[fpc-devel] ansistrings and widestrings

Thu Jan 6 01:00:43 CET 2005

> PPS. AFAIK UTF-8 is not used internally in any OS - it's only
> used for storing
> UNICODE text in more compact form - web site authors really like it.

i belive a lot of linux distros are switching to it for the console at least
for less common languages i don't know how gui stuff on linux handles text.
The windows routines for going from utf-16 to local codesets and back can
also go from utf-16 to utf-7 and utf-8 and back but i don't think windows
itself actually makes any real use of those encodings.

UTF-8 is smaller than UTF-16 in some cases larger in others and about the
same in still others it largely depends on what code points dominate the
text. An appropriate national encoding will usually always beat both of them
if it can represent the needed code points.

mainly $000000-$00007F utf-8 : 1 byte  utf-16: 2 bytes utf-32 4 bytes.
mainly $000080-$0007FF utf-8 : 2 bytes utf-16: 2 bytes utf-32 4 bytes.
mainly $000800-$00FFFF utf-8 : 3 bytes utf-16: 2 bytes utf-32 4 bytes.
mainly $010000-$10FFFF utf-8 : 4 bytes utf-16: 4 bytes utf-32 4 bytes.

the net result is that utf-8 tends to win for largely latin languages UTF-16
tends to win for largely ideographic languages and they are about on a par
for everything else. utf-32 nearly always loses to both (though it does have
a large spare codespace which can be used for special meanings internal to
the app).

the main advatages of utf-8 over utf-16 are
1: is a superset of 7 bit ascii
2: its not peppperd with 0 bytes.
3: any charachtor can ONLY be represented by 1 byte pattern and that byte
patten can ONLY represent that charachtor (it can't be a part of another
charachtor)
4: its easy to resync a badly cut/joined stream (if you cut a utf-16 stream
in the middle of a charachtor on of the peices will be total garbage).

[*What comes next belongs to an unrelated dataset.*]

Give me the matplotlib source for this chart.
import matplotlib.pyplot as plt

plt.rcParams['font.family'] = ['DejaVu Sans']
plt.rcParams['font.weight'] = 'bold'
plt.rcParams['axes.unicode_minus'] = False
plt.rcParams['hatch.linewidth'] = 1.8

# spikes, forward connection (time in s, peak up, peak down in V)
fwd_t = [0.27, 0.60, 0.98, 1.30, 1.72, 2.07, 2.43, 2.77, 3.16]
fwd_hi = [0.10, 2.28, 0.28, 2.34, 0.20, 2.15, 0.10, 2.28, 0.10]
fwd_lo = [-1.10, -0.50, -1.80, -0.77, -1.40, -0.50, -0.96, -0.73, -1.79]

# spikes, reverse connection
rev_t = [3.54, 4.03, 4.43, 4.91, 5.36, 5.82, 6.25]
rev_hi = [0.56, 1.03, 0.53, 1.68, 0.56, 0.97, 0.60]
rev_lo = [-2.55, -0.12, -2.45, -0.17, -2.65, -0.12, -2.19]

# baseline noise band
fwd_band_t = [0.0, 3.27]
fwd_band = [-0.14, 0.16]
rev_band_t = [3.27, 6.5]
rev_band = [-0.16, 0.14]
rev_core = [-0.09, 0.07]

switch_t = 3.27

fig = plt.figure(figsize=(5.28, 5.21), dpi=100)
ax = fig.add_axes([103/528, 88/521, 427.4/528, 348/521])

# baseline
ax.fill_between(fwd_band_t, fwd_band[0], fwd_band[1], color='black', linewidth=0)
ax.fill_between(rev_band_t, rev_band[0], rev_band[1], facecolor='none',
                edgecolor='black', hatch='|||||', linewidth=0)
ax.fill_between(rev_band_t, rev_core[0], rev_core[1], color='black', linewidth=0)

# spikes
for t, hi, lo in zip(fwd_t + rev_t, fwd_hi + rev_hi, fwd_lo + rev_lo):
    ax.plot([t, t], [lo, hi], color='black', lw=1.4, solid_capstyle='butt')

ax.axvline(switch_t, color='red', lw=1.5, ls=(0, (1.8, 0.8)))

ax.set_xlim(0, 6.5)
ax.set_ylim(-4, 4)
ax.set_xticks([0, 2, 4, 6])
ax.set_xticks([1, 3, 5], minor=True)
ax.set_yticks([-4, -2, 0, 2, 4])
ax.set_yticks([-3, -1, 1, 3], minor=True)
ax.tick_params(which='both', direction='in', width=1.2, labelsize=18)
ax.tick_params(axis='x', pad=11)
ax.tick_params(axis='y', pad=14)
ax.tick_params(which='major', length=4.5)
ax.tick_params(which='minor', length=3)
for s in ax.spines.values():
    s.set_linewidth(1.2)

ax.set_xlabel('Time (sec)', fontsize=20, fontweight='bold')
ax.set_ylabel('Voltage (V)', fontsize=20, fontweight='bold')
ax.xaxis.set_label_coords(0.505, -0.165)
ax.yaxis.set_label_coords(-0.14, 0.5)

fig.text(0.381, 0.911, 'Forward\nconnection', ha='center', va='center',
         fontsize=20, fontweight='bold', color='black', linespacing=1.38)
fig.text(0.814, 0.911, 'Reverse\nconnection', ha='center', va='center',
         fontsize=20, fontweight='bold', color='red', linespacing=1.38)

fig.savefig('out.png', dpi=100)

the net result is that most code designed to deal with "ascii with
extentions" can be fed utf-8 and it will usually work fine or only require
minimal changes.

i still belive that the best way to handle ansistring<-->widestring
conversion is to use a fallback conversion (either 7 bit ascii or
iso-8859-1) by default and then provide units that override the conversion
with versions based on the local charset of the environment or a charset
specified by the application coder. Unfortunately as i have said whilst
there is an interface in place for overriding the conversion it is currently
only usable where the local code is single byte rather than mixed width.